DIVISADERO Michael Ondaatje

At one point in Michael Ondaatje’s lyrical but frustrating new novel, a character visits a nightclub called “the Stendhal”. This is described as “a small city of moods”, comprising various rooms, each of which is devoted to a different activity. Which isn’t a bad way of looking at Dividasero as a whole: in one room is potted biography, in another, incidents of love and violence; in yet another, there is tenderness and isolation. The question is, does all this come together to make a cohesive whole?

The novel tells of the fates of Claire and Anna, brought up in a settlement near Sacramento, and of their hired hand, Cooper. Following an illicit love affair that ends in an act of brutal violence, the three go their separate ways. Claire winds up working for a law firm in San Francisco, Cooper becomes a cardsharp who flirts with dangerous company and Anna obsessively researches the life of the French writer Lucien Segura. Years later, Claire and Cooper cross each other’s paths again, while Anna, in France, drifts into a relationship with the guitar-playing Rafael, who knew Segura when he was a boy. At this point – about two-thirds of the way through the book – Ondaatje segues into an account of Segura’s own life, patched together by Anna: his boyhood, family relationships, writing career and experiences in the Great War.

Readers of Ondaatje’s previous novels have come to expect temporal, spatial and points of view shifts, and so it is here as well. His prose, as ever, is atmospheric and poetic, even though the aphorisms don’t always work. Take this one: “The past is always carried into the present by small things. So a lily is bent by the weight of permanence.” Sounds impressive, but what on earth does it mean?

The novel takes its title from a San Francisco street that, as Ondaatje points out, could either come from the Spanish word for ‘division’ or ‘to gaze at something from a distance’. It’s ironic, then -- however carefully crafted, with its villanelle-like repetition and circling – that Dividasero is too divided and inconclusive to be called successful

Monday, October 15, 2007

No So Fine A Specimen

Apologies for the absence. Work apart, have been busy completing reviews of Michael Ondaatje's Divisadero, Orhan Pamuk's Other Colours and M.G. Vassanji's The Assassin's Song; and at present working on Philip Roth's Exit Ghost, Roberto Bolano's Last Evenings on Earth and Ronnie Govender's Black Chin, White Chin. Will post them as and when the publications carry the reviews. Meanwhile, here's an edited version of an earlier review, one that appeared in The Times of India at a time when they actually had a books page.
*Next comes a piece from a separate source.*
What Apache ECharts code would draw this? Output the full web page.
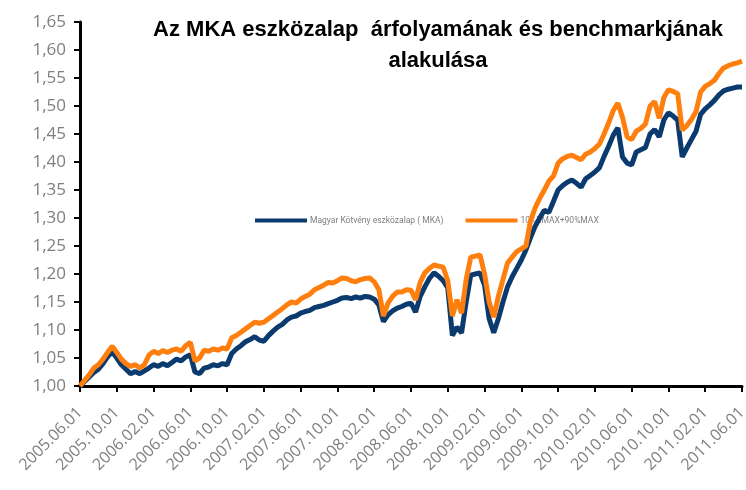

SPECIMEN DAYS Michael Cunningham

Michael Cunningham’s Specimen Days is in much the same structural vein as The Hours -- only this time, the presiding deity is Walt Whitman. (The title, in fact, is taken from Whitman’s own collection of writings on the American Civil War.) However, while The Hours was evocative and unified, Specimen Days comes across as decidedly more tentative.
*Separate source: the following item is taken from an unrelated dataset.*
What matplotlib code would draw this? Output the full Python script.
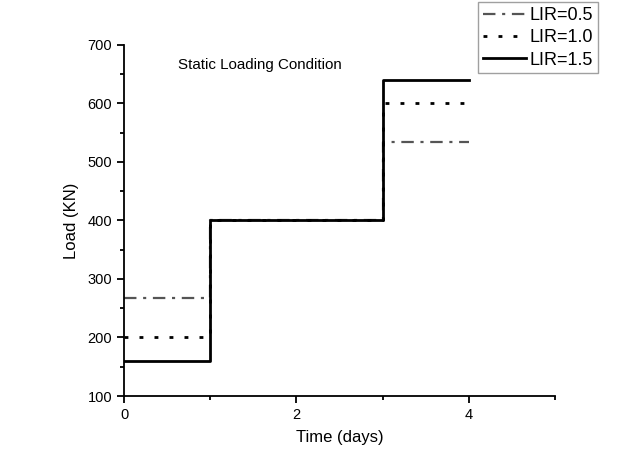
import matplotlib
matplotlib.use("Agg")
import matplotlib.pyplot as plt
from matplotlib.ticker import MultipleLocator

plt.rcParams['font.family'] = ['Liberation Sans', 'DejaVu Sans']

# step change times (days) and loads (KN)
time_days = [0, 1, 3, 4]
load_lir05 = [266.7, 400, 533.3, 533.3]
load_lir10 = [200, 400, 600, 600]
load_lir15 = [160, 400, 640, 640]

fig = plt.figure(figsize=(6.27, 4.72), dpi=100)
ax = fig.add_axes([0.198, 0.161, 0.687, 0.744])

l1, = ax.plot(time_days, load_lir05, drawstyle="steps-post", color="#555555",
              linestyle=(0, (5.6, 3, 1.4, 3)), linewidth=1.6, label="LIR=0.5")
l2, = ax.plot(time_days, load_lir10, drawstyle="steps-post", color="black",
              linestyle=(0, (1.4, 4)), linewidth=2.0, label="LIR=1.0")
l3, = ax.plot(time_days, load_lir15, drawstyle="steps-post", color="black",
              linestyle="-", linewidth=2.0, label="LIR=1.5")

ax.set_xlim(0, 5)
ax.set_ylim(100, 700)
ax.xaxis.set_major_locator(MultipleLocator(2))
ax.xaxis.set_minor_locator(MultipleLocator(1))
ax.yaxis.set_major_locator(MultipleLocator(100))
ax.yaxis.set_minor_locator(MultipleLocator(50))
ax.spines["top"].set_visible(False)
ax.spines["right"].set_visible(False)
ax.spines["left"].set_linewidth(1.3)
ax.spines["bottom"].set_linewidth(1.3)
ax.tick_params(which="major", direction="out", length=5, width=1.3, labelsize=10.5)
ax.tick_params(which="minor", direction="out", length=3, width=1.3)

ax.set_xlabel("Time (days)", fontsize=12, labelpad=6)
ax.set_ylabel("Load (KN)", fontsize=12, labelpad=6)
ax.text(0.63, 665, "Static Loading Condition", fontsize=10.9, va="center")

fig.legend(handles=[l1, l2, l3], loc="upper right", bbox_to_anchor=(0.953, 0.995),
           fontsize=13, frameon=True, fancybox=False, edgecolor="#888888",
           handlelength=2.4, handletextpad=0.2, borderpad=0.25, labelspacing=0.3,
           borderaxespad=0.0)

fig.savefig("out.png", dpi=100)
Each of the novel’s sections deals with the interaction between a young boy, a man and a woman. The first describes the travails of an Irish-American youth in a sinister, industrialising Manhattan of the last century; the second mimics a noir thriller, delineating a black woman detective’s attempt to curb a posse of suicide bombers in the near future; and the third is sci-fi schmaltz, dealing with the efforts of a semi-human personality to rise above his programming.

In each section, one of the characters is compelled by the urge to quote Whitmanesque stanzas, while the poet himself makes an appearance in the first part: “Here was his grey-white cascade of beard, here his broad-brimmed hat and the kerchief knotted at his neck”.
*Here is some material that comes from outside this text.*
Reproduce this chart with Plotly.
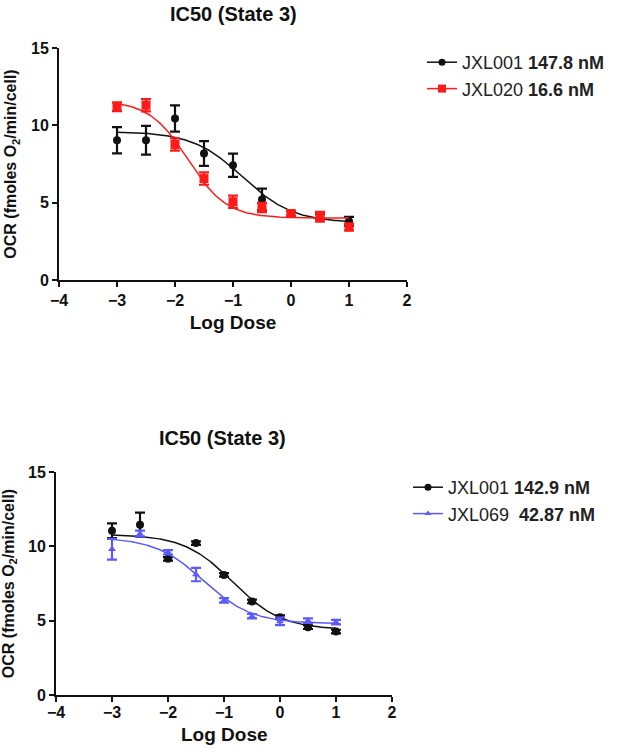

Though Cunningham’s prose is lustrous and lyrical, his attempts to bend alien genres to his needs in the last two sections don’t quite come off. That his characters are so divergent in attitude and circumstance is another reason that the novel doesn’t cohere. Cunningham’s theme -- the need for spontaneous human connection unaffected by outward circumstance -- thus isn’t established in a unified manner.

Worth your while? Though not as fine a specimen as one would have liked, it is, nevertheless, an attempt to seek an experimental manner of singing the body electric. In this age of creative conformity, that itself is no mean feat.